Use of the ELVs in the 2007 Australian Rugby Championship was deemed an overall success. The Australian Broadcasting Corporation which broadcasts most of the games said general reactions by coaches, players, and fans was overwhelmingly positive, with these specific details reported:
- The ball spent more time in play, producing a faster game.
- Fewer penalties (kicks at goal) were given.
- More free kicks were awarded, but were usually run instantly, producing quick play-ons.
- "Some uncertainty lingers" over the rule allowing the maul to be pulled down, as it "negates to an extent a quintessential element of the game".
- Fewer kicks were made into touch on the full from inside the 22.
- The short kicking game (with the ball not going into touch) was employed more extensively than usual.
- Forwards and backs line up against each other more often, blurring the lines of traditional positional play.

== Criticisms ==
The need for rule changes to satisfy those who prefer a certain type of open rugby is under question, given that the Rugby World Cup 2007 broke all viewing figures for the sport. The semi-finals and final were the most watched rugby matches on record, indicating that many viewers are attracted to the nature and tension of the game as played under current laws. The dour games some saw could also be interpreted as a nail biting, passionate contest with both sides engaging in courageous, hard-hitting defence.

The resistance to the rule changes are based on a desire to ensure the contest for the ball is not replaced by a purely attacking, scoring free-for-all where defence is hampered and scorelines multiply. Increased player numbers and increasing spectators in the Northern Hemisphere, along with a more flowing style of play adopted at club level, is held as evidence that the law changes are not required.

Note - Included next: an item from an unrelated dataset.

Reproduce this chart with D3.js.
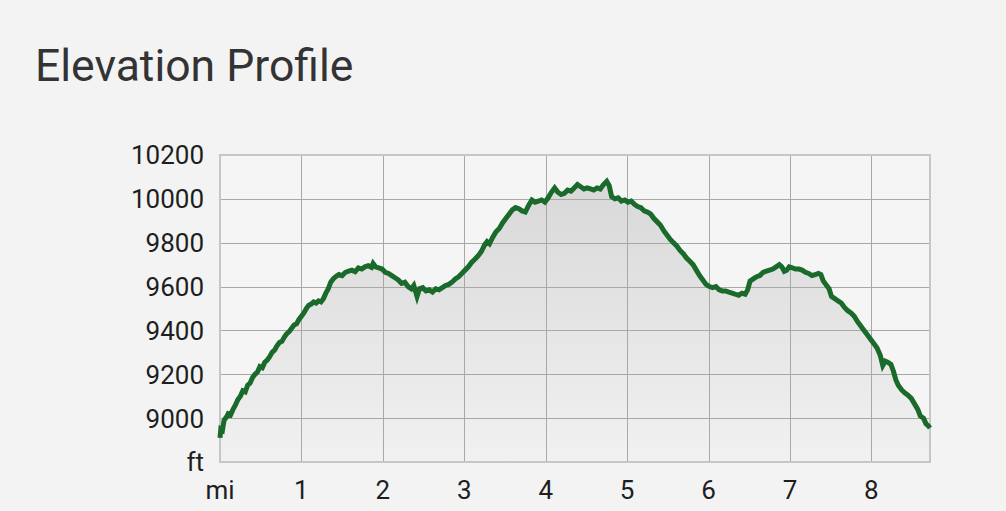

There was a criticism that the changes would benefit teams with weaker scrums and ineffective set piece play, but this has been rebuffed somewhat with the application of the experimental laws by leagues in the Southern Hemisphere. It has been revealed that a strong scrum is still strong no matter whether it is set once or many times and can still be used as an attacking weapon.

Bryan Habana was the first high-profile player to criticise the laws, stating that they were turning the game into rugby league by eliminating most of the breaks in play.
There has also been criticism from many coaches, players and fans in the northern hemisphere. Sean Fitzpatrick, (former All Black hooker and most capped All Black of all time), Shaun Edwards (coach London Wasps/Wales), Warren Gatland (former All Black and coach Wales), Jason Leonard (most capped prop in history), Martin Johnson (2003 World Cup Winning captain and ex-England Coach), Brian Moore, Paul Ackford and Josh Kronfeld (All Black), amongst others have and continue to raise concerns that the Stellenbosch Laws will be to the detriment of the game. The reduction of breaks in the game, faster paced play and the tendency to mix backs and forwards requires the players to be fitter and more athletic. This may produce the desired effect for television viewers watching the elite players, but the requirements may make rugby virtually unplayable for participants at the amateur level, undermining a fundamental claim of Rugby Union, that it is a game for "all shapes and all sizes". The law allowing collapsing of a maul has become a major worry at community level because of the dangers it may cause inexperienced players.

Irish Coach Declan Kidney has observed that disallowing mauls at the breakdown means defences stay spread out, meaning less space for attackers, making it more difficult for an attacking side to advance, resulting in more kicking. In this case the ELVs, rather than encouraging attacking play have produced the opposite effect.

== Implementation ==
The following ELVs were implemented into Law in 2009:
- At the scrum, all backs except for the two scrum-halves must be at least 5 metres behind the hindmost foot of the scrum.
- On a quick throw in the ball can be thrown straight or back towards the defenders' goal line, but not forwards towards the opposition goal line.
- Where touch judges are trained referees, they are now referred to as assistant referees, with responsibility for policing the offside lines.
- If the ball is passed or run back into the 22 and then kicked out on the full before a tackle, ruck or maul is effected, the resulting lineout is taken from where the kick was made. However, if the kick bounces into touch, the lineout is taken from where the ball went into touch.
- The corner flag, currently situated where the try line meets the touchline, is now part of the field of play. Under the previous laws, a try was disallowed if a player touched the corner flag before touching the ball down.